AIM OF THE TASK
Pictures stay out of this copy; please retype only the lines from the start of the records through the line with "const isDecade = v".

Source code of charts
━━━━
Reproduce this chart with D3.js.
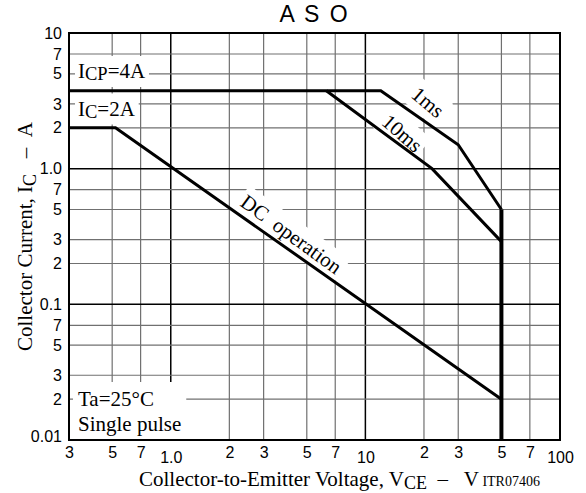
<!DOCTYPE html>
<html>
<head>
<meta charset="utf-8">
<script src="https://cdn.jsdelivr.net/npm/d3@7"></script>
<style>
  body { margin: 0; background: #fff; }
  svg { display: block; }
</style>
</head>
<body>
<script>
// tick values / labels
const xTicks = [0.3, 0.5, 0.7, 1, 2, 3, 5, 7, 10, 20, 30, 50, 70, 100];
const xTickLabels = ["3", "5", "7", "1.0", "2", "3", "5", "7", "10", "2", "3", "5", "7", "100"];
const yTicks = [0.01, 0.02, 0.03, 0.05, 0.07, 0.1, 0.2, 0.3, 0.5, 0.7, 1, 2, 3, 5, 7, 10];
const yTickLabels = ["0.01", "2", "3", "5", "7", "0.1", "2", "3", "5", "7", "1.0", "2", "3", "5", "7", "10"];
const decades = [0.01, 0.1, 1, 10, 100];

// safe operating area curves [VCE (V), IC (A)]
const dcOperation = [[0.3, 2], [0.52, 2], [50, 0.02]];
const pulse1ms = [[0.3, 3.75], [12, 3.75], [30, 1.5], [50, 0.5]];
const pulse10ms = [[6.3, 3.75], [22, 1.0], [50, 0.29]];
const vceLimit = [[50, 0.5], [50, 0.01]];

// curve labels, placed in data units
const curveLabels = [
  {text: "1ms", x: 21, y: 3.1, angle: 40},
  {text: "10ms", x: 15.5, y: 1.83, angle: 41},
  {text: "DC\u00a0\u00a0operation", x: 4.17, y: 0.33, angle: 36}
];

const width = 586, height = 493;
const margin = {top: 33, right: 26, bottom: 53, left: 69};
const serif = "'Liberation Serif', 'Times New Roman', serif";
const sans = "'Liberation Sans', Arial, sans-serif";

const x = d3.scaleLog([0.3, 100], [margin.left, width - margin.right]);
const y = d3.scaleLog([0.01, 10], [height - margin.bottom, margin.top]);

const svg = d3.select("body").append("svg")
    .attr("width", width)
    .attr("height", height)
    .attr("viewBox", [0, 0, width, height]);

const isDecade = v => decades.some(d => Math.abs(d - v) < 1e-9);

// grid
const grid = svg.append("g");
grid.selectAll("line.v")
  .data(xTicks.slice(1, -1))
  .join("line")
    .attr("x1", d => x(d)).attr("x2", d => x(d))
    .attr("y1", y(10)).attr("y2", y(0.01))
    .attr("stroke", d => isDecade(d) ? "#000" : "#707070")
    .attr("stroke-width", d => isDecade(d) ? 1.5 : 1.2);
grid.selectAll("line.h")
  .data(yTicks.slice(1, -1))
  .join("line")
    .attr("y1", d => y(d)).attr("y2", d => y(d))
    .attr("x1", x(0.3)).attr("x2", x(100))
    .attr("stroke", d => isDecade(d) ? "#000" : "#707070")
    .attr("stroke-width", d => isDecade(d) ? 1.5 : 1.2);

// white boxes behind labels go here (filled later)
const boxes = svg.append("g");

// curves
const line = d3.line().x(d => x(d[0])).y(d => y(d[1]));
const curves = svg.append("g")
    .attr("fill", "none")
    .attr("stroke", "#000")
    .attr("stroke-linejoin", "miter");
[dcOperation, pulse1ms, pulse10ms].forEach(c => {
  curves.append("path").attr("d", line(c)).attr("stroke-width", 3);
});
curves.append("path").attr("d", line(vceLimit)).attr("stroke-width", 4);

// frame
svg.append("rect")
    .attr("x", x(0.3)).attr("y", y(10))
    .attr("width", x(100) - x(0.3)).attr("height", y(0.01) - y(10))
    .attr("fill", "none").attr("stroke", "#000").attr("stroke-width", 2);

const labels = svg.append("g")
    .attr("font-family", serif)
    .attr("font-size", 21)
    .attr("fill", "#000");

function boxBehind(node, transform, pad) {
  const b = node.getBBox();
  boxes.append("rect")
      .attr("transform", transform)
      .attr("x", b.x - pad).attr("y", b.y - pad)
      .attr("width", b.width + 2 * pad).attr("height", b.height + 2 * pad)
      .attr("fill", "#fff");
}

// ICP / IC labels
const icp = labels.append("text").attr("x", 78).attr("y", 78);
icp.append("tspan").text("I");
icp.append("tspan").attr("font-size", 18.5).attr("dy", 2).text("CP");
icp.append("tspan").attr("dy", -2).text("=4A");
boxBehind(icp.node(), null, 3);

const ic = labels.append("text").attr("x", 78).attr("y", 115.5);
ic.append("tspan").text("I");
ic.append("tspan").attr("font-size", 18.5).attr("dy", 2).text("C");
ic.append("tspan").attr("dy", -2).text("=2A");
boxBehind(ic.node(), null, 3);

// conditions
const cond = labels.append("text").attr("x", 78).attr("y", 406);
cond.append("tspan").attr("x", 78).text("Ta=25°C");
cond.append("tspan").attr("x", 78).attr("dy", 25).text("Single pulse");
boxBehind(cond.node(), null, 5);

// rotated curve labels
curveLabels.forEach(l => {
  const t = `translate(${x(l.x)},${y(l.y)}) rotate(${l.angle})`;
  const txt = labels.append("text")
      .attr("transform", t)
      .attr("text-anchor", "middle")
      .attr("dy", "0.35em")
      .text(l.text);
  boxBehind(txt.node(), t, 3);
});

// axes
const xAxis = svg.append("g")
    .attr("transform", `translate(0,${y(0.01)})`)
    .call(d3.axisBottom(x).tickValues(xTicks).tickFormat((d, i) => xTickLabels[i]).tickSize(0).tickPadding(7));
xAxis.select(".domain").remove();
xAxis.selectAll("text")
    .attr("font-family", sans).attr("font-size", 16).attr("fill", "#000")
    .attr("dy", d => isDecade(d) ? "1.0em" : "0.71em");

const yAxis = svg.append("g")
    .attr("transform", `translate(${x(0.3)},0)`)
    .call(d3.axisLeft(y).tickValues(yTicks).tickFormat((d, i) => yTickLabels[i]).tickSize(0).tickPadding(7));
yAxis.select(".domain").remove();
yAxis.selectAll("text")
    .attr("font-family", sans).attr("font-size", 16).attr("fill", "#000")
    .attr("dy", d => d === 0.01 ? "0.1em" : "0.32em");

// title
svg.append("text")
    .attr("x", (x(0.3) + x(100)) / 2).attr("y", 22)
    .attr("text-anchor", "middle")
    .attr("font-family", sans).attr("font-size", 23)
    .attr("letter-spacing", 2)
    .text("A S O");

// axis titles
const xt = svg.append("text")
    .attr("x", 139).attr("y", 486)
    .attr("font-family", serif).attr("font-size", 21);
xt.append("tspan").text("Collector-to-Emitter Voltage, V");
xt.append("tspan").attr("font-size", 18).attr("dy", 3).text("CE");
xt.append("tspan").attr("dy", -3).text("\u00a0\u00a0–\u00a0\u00a0\u00a0V");
xt.append("tspan").attr("font-size", 14).text("\u00a0ITR07406");

const yt = svg.append("text")
    .attr("transform", "translate(32,351) rotate(-90)")
    .attr("font-family", serif).attr("font-size", 21);
yt.append("tspan").text("Collector Current, I");
yt.append("tspan").attr("font-size", 18).attr("dy", 4).text("C");
yt.append("tspan").attr("dy", -4).text("\u00a0\u00a0\u00a0–\u00a0\u00a0A");
</script>
</body>
</html>
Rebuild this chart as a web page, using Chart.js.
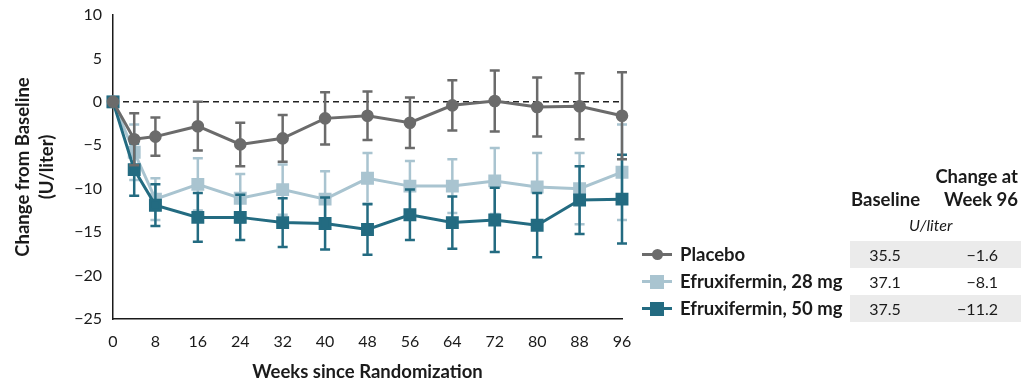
<!DOCTYPE html>
<html>
<head>
<meta charset="utf-8">
<script src="https://cdn.jsdelivr.net/npm/chart.js@4.4.1/dist/chart.umd.min.js"></script>
<style>
  html, body { margin: 0; padding: 0; background: #fff; }
  body { width: 1021px; height: 383px; position: relative; overflow: hidden; font-family: Lato, "Open Sans", sans-serif; color: #1a1a1a; }
  #wrap { position: absolute; left: 0; top: 0; width: 1021px; height: 383px; }
  .side { position: absolute; font-size: 16px; }
  .hdr { position: absolute; font-weight: bold; font-size: 18.5px; line-height: 23px; }
  .row { position: absolute; left: 640px; width: 381px; height: 27px; }
  .row .shade { position: absolute; left: 210px; right: 0; top: 0; bottom: 0; background: #ebebeb; }
  .row .name { position: absolute; left: 40px; top: 2px; font-weight: bold; font-size: 18.5px; line-height: 23px; }
  .row .base { position: absolute; left: 215px; width: 60px; text-align: center; top: 4px; }
  .row .chg { position: absolute; right: 23px; top: 4px; text-align: right; }
  .mk { position: absolute; left: 2px; top: 12px; width: 30px; height: 3px; }
  .mk i { position: absolute; display: block; }
</style>
</head>
<body>
<div id="wrap"><canvas id="altChart" width="1021" height="383"></canvas></div>

<div class="hdr" style="left:851px; top:188px;">Baseline</div>
<div class="hdr" style="right:3px; top:165px; text-align:right;">Change at<br>Week 96</div>
<div class="side" style="left:909px; top:215px; font-style:italic;">U/liter</div>
<div id="table"></div>

<script>
// weeks of each visit
const weeks = [0, 4, 8, 16, 24, 32, 40, 48, 56, 64, 72, 80, 88, 96];
const xTicks = [0, 4, 8, 16, 24, 32, 40, 48, 56, 64, 72, 80, 88, 96];
const yTicks = [10, 5, 0, -5, -10, -15, -20, -25];

// mean change from baseline (U/liter)
const placebo = [0, -4.3, -4.0, -2.8, -4.9, -4.2, -1.9, -1.6, -2.4, -0.4, 0.1, -0.6, -0.5, -1.6];
const efx28 = [0, -5.8, -11.2, -9.5, -11.1, -10.1, -11.2, -8.8, -9.7, -9.7, -9.1, -9.8, -10.0, -8.1];
const efx50 = [0, -7.8, -11.9, -13.3, -13.3, -13.9, -14.0, -14.7, -13.0, -13.9, -13.6, -14.2, -11.3, -11.2];

// error bar half-widths
const placeboErr = [0, 3.0, 2.2, 2.8, 2.5, 2.7, 3.0, 2.8, 2.9, 2.9, 3.5, 3.4, 3.8, 5.0];
const efx28Err = [0, 3.2, 2.4, 3.0, 2.8, 2.9, 3.2, 2.9, 2.9, 3.1, 3.8, 3.9, 4.1, 5.5];
const efx50Err = [0, 3.0, 2.4, 2.8, 2.6, 2.8, 3.0, 2.9, 2.9, 3.0, 3.7, 3.7, 3.9, 5.1];

// table on the right
const groups = ['Placebo', 'Efruxifermin, 28 mg', 'Efruxifermin, 50 mg'];
const baselineVals = ['35.5', '37.1', '37.5'];
const week96Vals = ['\u22121.6', '\u22128.1', '\u221211.2'];

const colGray = '#6b6b6b';
const colLight = '#a9c4d0';
const colTeal = '#236b81';

const groupColors = [colGray, colLight, colTeal];

function toPoints(vals, errs) {
  return weeks.map((w, i) => ({ x: w, y: vals[i], err: errs[i] }));
}

// draw error bars for each dataset just before its line
const errorBars = {
  id: 'errorBars',
  beforeDatasetDraw(chart, args) {
    const ctx = chart.ctx;
    const ds = chart.data.datasets[args.index];
    const yScale = chart.scales.y;
    ctx.save();
    ctx.strokeStyle = ds.borderColor;
    ctx.lineWidth = 2.5;
    args.meta.data.forEach((pt, i) => {
      const raw = ds.data[i];
      if (!raw.err) return;
      const top = yScale.getPixelForValue(raw.y + raw.err);
      const bot = yScale.getPixelForValue(raw.y - raw.err);
      ctx.beginPath();
      ctx.moveTo(pt.x, top);
      ctx.lineTo(pt.x, bot);
      ctx.moveTo(pt.x - 5, top);
      ctx.lineTo(pt.x + 5, top);
      ctx.moveTo(pt.x - 5, bot);
      ctx.lineTo(pt.x + 5, bot);
      ctx.stroke();
    });
    ctx.restore();
  }
};

// dashed reference line at zero
const zeroLine = {
  id: 'zeroLine',
  beforeDatasetsDraw(chart) {
    const ctx = chart.ctx;
    const area = chart.chartArea;
    const y = chart.scales.y.getPixelForValue(0);
    ctx.save();
    ctx.strokeStyle = '#222';
    ctx.lineWidth = 1.5;
    ctx.setLineDash([6, 4]);
    ctx.beginPath();
    ctx.moveTo(area.left, y);
    ctx.lineTo(area.right, y);
    ctx.stroke();
    ctx.restore();
  }
};

Chart.defaults.font.family = 'Lato, "Open Sans", sans-serif';
Chart.defaults.color = '#1a1a1a';

const ctx = document.getElementById('altChart').getContext('2d');
const altChart = new Chart(ctx, {
  type: 'line',
  data: {
    datasets: [{
      label: groups[0],
      data: toPoints(placebo, placeboErr),
      borderColor: colGray,
      backgroundColor: colGray,
      pointStyle: 'circle',
      pointRadius: 4.8,
      borderWidth: 3
    }, {
      label: groups[2],
      data: toPoints(efx50, efx50Err),
      borderColor: colTeal,
      backgroundColor: colTeal,
      pointStyle: 'rect',
      pointRadius: 7,
      borderWidth: 3
    }, {
      label: groups[1],
      data: toPoints(efx28, efx28Err),
      borderColor: colLight,
      backgroundColor: colLight,
      pointStyle: 'rect',
      pointRadius: 7,
      borderWidth: 3
    }]
  },
  options: {
    responsive: false,
    animation: false,
    clip: false,
    layout: { padding: { top: 15, right: 399, left: 0, bottom: 0 } },
    elements: { point: { borderWidth: 0, hoverRadius: 5 }, line: { tension: 0 } },
    scales: {
      x: {
        type: 'linear',
        min: 0,
        max: 96,
        afterBuildTicks(scale) {
          scale.ticks = xTicks.map(v => ({ value: v }));
        },
        afterFit(scale) { scale.height = 64; },
        grid: { display: false, drawTicks: true, tickLength: 8, tickColor: '#1a1a1a', tickWidth: 1.5 },
        border: { display: true, color: '#1a1a1a', width: 1.5 },
        ticks: {
          autoSkip: false,
          maxRotation: 0,
          padding: 5,
          font: { size: 16 },
          callback: v => (v === 4 ? '' : String(v))
        },
        title: {
          display: true,
          text: 'Weeks since Randomization',
          font: { size: 18.5, weight: 'bold', lineHeight: 1.2 },
          padding: { top: 6, bottom: 0 }
        }
      },
      y: {
        min: -25,
        max: 10,
        afterBuildTicks(scale) {
          scale.ticks = yTicks.map(v => ({ value: v }));
        },
        afterFit(scale) { scale.width = 113; },
        grid: { display: false, drawTicks: true, tickLength: 8, tickColor: '#1a1a1a', tickWidth: 1.5 },
        border: { display: true, color: '#1a1a1a', width: 1.5 },
        ticks: {
          padding: 3,
          font: { size: 16 },
          callback: v => (v < 0 ? '\u2212' + Math.abs(v) : String(v))
        },
        title: {
          display: true,
          text: ['Change from Baseline', '(U/liter)'],
          font: { size: 18.5, weight: 'bold', lineHeight: 1.3 },
          padding: { top: 11, bottom: 0 }
        }
      }
    },
    plugins: {
      legend: { display: false },
      tooltip: { enabled: false }
    }
  },
  plugins: [zeroLine, errorBars]
});

// build legend rows with values
const table = document.getElementById('table');
const rowTops = [241, 268, 295];
groups.forEach((g, i) => {
  const row = document.createElement('div');
  row.className = 'row';
  row.style.top = rowTops[i] + 'px';
  const isCircle = i === 0;
  const size = isCircle ? 11 : 14;
  row.innerHTML =
    (i !== 1 ? '<div class="shade"></div>' : '') +
    '<div class="mk" style="background:' + groupColors[i] + '">' +
    '<i style="left:' + (15 - size / 2) + 'px; top:' + (1.5 - size / 2) + 'px; width:' + size + 'px; height:' + size + 'px; background:' + groupColors[i] + (isCircle ? '; border-radius:50%' : '') + '"></i></div>' +
    '<div class="name">' + g + '</div>' +
    '<div class="side base">' + baselineVals[i] + '</div>' +
    '<div class="side chg">' + week96Vals[i] + '</div>';
  table.appendChild(row);
});
</script>
</body>
</html>
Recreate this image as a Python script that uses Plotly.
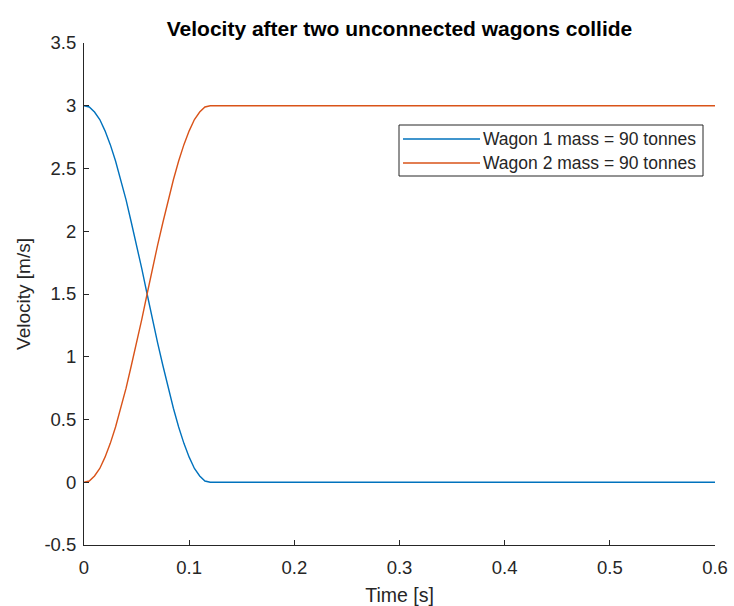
━━━━
WRITTEN RESPONSE
Reproduce this chart with D3.js.
<!DOCTYPE html>
<html>
<head>
<meta charset="utf-8">
<script src="https://cdn.jsdelivr.net/npm/d3@7"></script>
<style>
  body { margin: 0; background: #fff; }
  svg { display: block; }
</style>
</head>
<body>
<script>
// tick values / labels
const xTicks = [0.3, 0.5, 0.7, 1, 2, 3, 5, 7, 10, 20, 30, 50, 70, 100];
const xTickLabels = ["3", "5", "7", "1.0", "2", "3", "5", "7", "10", "2", "3", "5", "7", "100"];
const yTicks = [0.01, 0.02, 0.03, 0.05, 0.07, 0.1, 0.2, 0.3, 0.5, 0.7, 1, 2, 3, 5, 7, 10];
const yTickLabels = ["0.01", "2", "3", "5", "7", "0.1", "2", "3", "5", "7", "1.0", "2", "3", "5", "7", "10"];
const decades = [0.01, 0.1, 1, 10, 100];

// safe operating area curves [VCE (V), IC (A)]
const dcOperation = [[0.3, 2], [0.52, 2], [50, 0.02]];
const pulse1ms = [[0.3, 3.75], [12, 3.75], [30, 1.5], [50, 0.5]];
const pulse10ms = [[6.3, 3.75], [22, 1.0], [50, 0.29]];
const vceLimit = [[50, 0.5], [50, 0.01]];

// curve labels, placed in data units
const curveLabels = [
  {text: "1ms", x: 21, y: 3.1, angle: 40},
  {text: "10ms", x: 15.5, y: 1.83, angle: 41},
  {text: "DC\u00a0\u00a0operation", x: 4.17, y: 0.33, angle: 36}
];

const width = 586, height = 493;
const margin = {top: 33, right: 26, bottom: 53, left: 69};
const serif = "'Liberation Serif', 'Times New Roman', serif";
const sans = "'Liberation Sans', Arial, sans-serif";

const x = d3.scaleLog([0.3, 100], [margin.left, width - margin.right]);
const y = d3.scaleLog([0.01, 10], [height - margin.bottom, margin.top]);

const svg = d3.select("body").append("svg")
    .attr("width", width)
    .attr("height", height)
    .attr("viewBox", [0, 0, width, height]);

const isDecade = v => decades.some(d => Math.abs(d - v) < 1e-9);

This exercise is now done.